Кузьма Петрович сперва слушал длинный монолог и взглядывал на тщедушную, долговязую фигуру барчука, как на веселое представление, но потом насмешливое выражение сменилось другим, угрюмым. Довольно потешаться. «Шальной барчук», пришедший поучать его, как жить, осердил Кузьму.
— Тятенька-то ваш знает, какими делами вы занимаетесь?
— Какими делами? — недоумевая, спросил Вася.
— Да этими самыми, ась? Это по каким правам вы ко мне пришли экие речи говорить? Нынче и без того везде пошел соблазн, а вы, барчонок, вместо того чтобы наукам обучаться, людей стращатъ ходите. За это по головке не гладят. Вот сейчас урядника свистну, и… хорошо, что ли, будет? Тоже!.. Идите-ка с богом лучше да тятеньке скажите, что не годится за последышем не смотреть. То-то! Ах ты господи! Всякий щенок нынче учит.
Вася никак не ожидал подобного исхода и совсем переконфузился. Долгим, странным взглядом посмотрел он на Кузьму, встал, тихо вышел из комнаты, тихо спустился на двор и в раздумье побрел по дороге, недоумевая, как Кузьма не понял таких простых вещей, какие он ему, кажется, так ясно объяснил.
Впоследствии, вспоминая об этом эпизоде, Вася грустно улыбался над самим собой, но теперь ему было не до смеха.
Печальный, возвратился он к брату и сказал:
— Посылай корреспонденцию, Коля.
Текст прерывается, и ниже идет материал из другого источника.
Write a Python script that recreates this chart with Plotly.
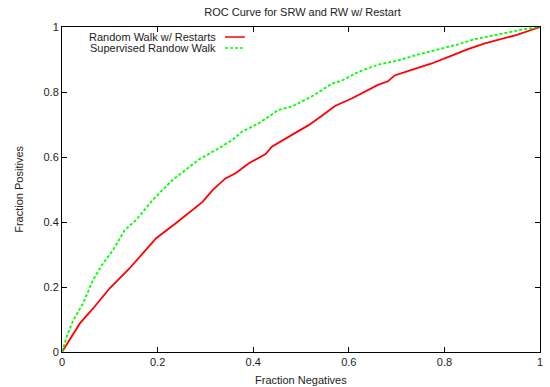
import plotly.graph_objects as go

# Random Walk w/ Restarts (red)
rw_x = [0.0, 0.0374, 0.065, 0.0998, 0.141, 0.197, 0.238, 0.294, 0.315, 0.342, 0.363, 0.391,
        0.426, 0.439, 0.481, 0.516, 0.543, 0.571, 0.606, 0.633, 0.661, 0.682, 0.696, 0.730,
        0.772, 0.814, 0.848, 0.883, 0.917, 0.952, 0.980, 1.0]
rw_y = [0.0, 0.088, 0.134, 0.196, 0.257, 0.350, 0.396, 0.462, 0.498, 0.534, 0.550, 0.581,
        0.609, 0.632, 0.668, 0.698, 0.726, 0.757, 0.780, 0.801, 0.822, 0.833, 0.851, 0.867,
        0.887, 0.911, 0.931, 0.949, 0.962, 0.976, 0.990, 1.0]

# Supervised Random Walk (green)
srw_x = [0.0, 0.0097, 0.0236, 0.0443, 0.065, 0.086, 0.107, 0.131, 0.155, 0.190, 0.231,
         0.287, 0.328, 0.356, 0.377, 0.412, 0.453, 0.481, 0.522, 0.564, 0.588, 0.620,
         0.661, 0.703, 0.744, 0.786, 0.827, 0.862, 0.897, 0.931, 0.966, 1.0]
srw_y = [0.0, 0.047, 0.098, 0.150, 0.222, 0.273, 0.314, 0.375, 0.406, 0.468, 0.529,
         0.593, 0.627, 0.652, 0.678, 0.704, 0.745, 0.755, 0.786, 0.825, 0.837, 0.862,
         0.884, 0.897, 0.915, 0.931, 0.946, 0.962, 0.972, 0.982, 0.993, 1.0]

tick_vals = [0, 0.2, 0.4, 0.6, 0.8, 1]
tick_text = ["0", "0.2", "0.4", "0.6", "0.8", "1"]

FONT = "Liberation Sans, Arial, sans-serif"

fig = go.Figure()
fig.add_trace(go.Scatter(x=rw_x, y=rw_y, mode="lines", name="Random Walk w/ Restarts",
                         line=dict(color="#ff0000", width=1.8), showlegend=False))
fig.add_trace(go.Scatter(x=srw_x, y=srw_y, mode="lines", name="Supervised Randow Walk",
                         line=dict(color="#00ff00", width=1.8, dash="3px,2px"), showlegend=False))

W, H = 550, 387
L, R, T, B = 62, 7, 27, 35
pw, ph = W - L - R, H - T - B

def px_x(p):
    return (p - L) / pw

def px_y(p):
    return (H - B - p) / ph

axis_common = dict(range=[0, 1], tickvals=tick_vals, ticktext=tick_text, ticks="inside",
                   ticklen=5, tickcolor="black", showline=True, linecolor="black", linewidth=1,
                   mirror="allticks", showgrid=False, zeroline=False,
                   tickfont=dict(family=FONT, size=11, color="#222"))

fig.update_layout(
    width=W, height=H,
    margin=dict(l=L, r=R, t=T, b=B),
    plot_bgcolor="white", paper_bgcolor="white",
    title=dict(text="ROC Curve for SRW and RW w/ Restart", x=(L + pw / 2) / W,
               xanchor="center", y=1 - 12 / H, yanchor="middle",
               font=dict(family=FONT, size=11, color="#222")),
    xaxis=dict(**axis_common),
    yaxis=dict(**axis_common),
    showlegend=False,
)

annots = [
    dict(text="Fraction Negatives", x=0.5, y=px_y(380), xref="paper", yref="paper",
         showarrow=False, xanchor="center", yanchor="middle",
         font=dict(family=FONT, size=11, color="#222")),
    dict(text="Fraction Positives", x=px_x(18), y=0.5, xref="paper", yref="paper",
         showarrow=False, xanchor="center", yanchor="middle", textangle=-90,
         font=dict(family=FONT, size=11, color="#222")),
    dict(text="Random Walk w/ Restarts", x=px_x(219), y=px_y(37), xref="paper", yref="paper",
         showarrow=False, xanchor="right", yanchor="middle",
         font=dict(family=FONT, size=11, color="#222")),
    dict(text="Supervised Randow Walk", x=px_x(219), y=px_y(48), xref="paper", yref="paper",
         showarrow=False, xanchor="right", yanchor="middle",
         font=dict(family=FONT, size=11, color="#222")),
]
fig.update_layout(annotations=annots)

fig.add_shape(type="line", xref="paper", yref="paper", x0=px_x(226), x1=px_x(246),
              y0=px_y(37), y1=px_y(37), line=dict(color="#ff0000", width=1.5))
fig.add_shape(type="line", xref="paper", yref="paper", x0=px_x(226), x1=px_x(246),
              y0=px_y(48), y1=px_y(48), line=dict(color="#00ff00", width=1.5, dash="3px,2px"))

fig.write_html("out.html", config={"displayModeBar": False},
               post_script="document.body.style.margin='0';")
Готова она?
— Готова. Завтра утром отошлем.
Вася прочел и остался доволен, но не совсем.
— Очень уж ты Кривошейнова бранишь. Этим больше еще ожесточишь его. Я все-таки стою на том, что он не злодей, каким ты его описываешь.
— А кто же?
— Безумец. Не ведает, что творит.
— Тогда все безумцы?
— Все…
— И следует, значит, прощать всем?
— Прощать — да, но в то же время…
Вася задумался.
— Что же дальше-то? Говори, философ.
— Нет, нет… не скажу. Я не знаю еще сам, что дальше! — прошептал Вася, пугаясь мысли, мелькнувшей в его голове.
Тяжелые дни переживал юноша, испытывая муки сомнений, неясных дум в поисках за истиной. Много страниц исписал он в своем дневнике.
— Да как же жить-то, что же делать? — нередко с тоскою шептал он по ночам, лежа в темноте с открытыми глазами.